Ed Harris takes on the menacing role of the Gunslinger, originally played by Yul Brynner in the original Westworld movie of the '70s. While the new series seems to focus more on the game, apparently there is some sort of map inside the scalps of androids. Not sure what else to add here. It just seems kind of creepy.
2. What's Up With Dr. Robert Ford?
He neglects the advice of his employers. He does private repairs of the androids after the doctors are done with theirs. He drinks with old androids that are no longer of any use. Dr. Ford is the architect and creator of Westworld, and you would think that he would be cheerfully swimming in cash right now, but he sticks around the theme park and seems distraught over something. As a character, Dr. Ford seems like a conflicted protagonist — or antagonist — depending on your viewpoint. I doubt the showrunners would gift such a significant character to an actor like Dr. Hannibal Lector without a meaty scene or two to remind viewers of why he is one of the greatest actors of all time.
1. Will The Gunslinger Have More To Do Then Just Wreck Havoc?
In contrast to his architect role as Christof in The Truman Show, this time Harris tackles the role of the gamer, and does not disappoint in the slightest.

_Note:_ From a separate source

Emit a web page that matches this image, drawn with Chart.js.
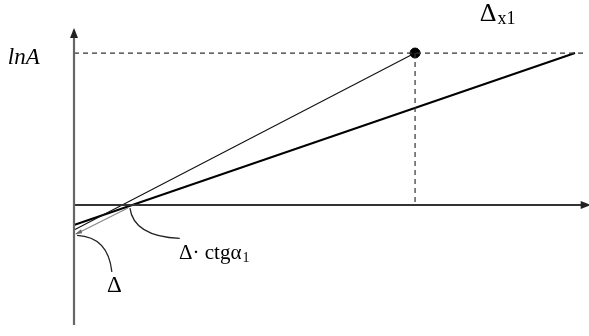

Harris always plays the villain to perfection. The Gunslinger seems to be the only character who takes full advantage of his game role, providing a sense of unease and tension in every room he enters. He also seems to be the only character to actually want to win the game — cutting off someone’s scalp for maps.
Hopefully the series will explore the character more instead of just giving him Ramsay Bolton-esque scenes of torture and brutality. I fully expect the series to dissect (no pun intended) the Gunslinger's inner meaning and show us why the game is so important to him.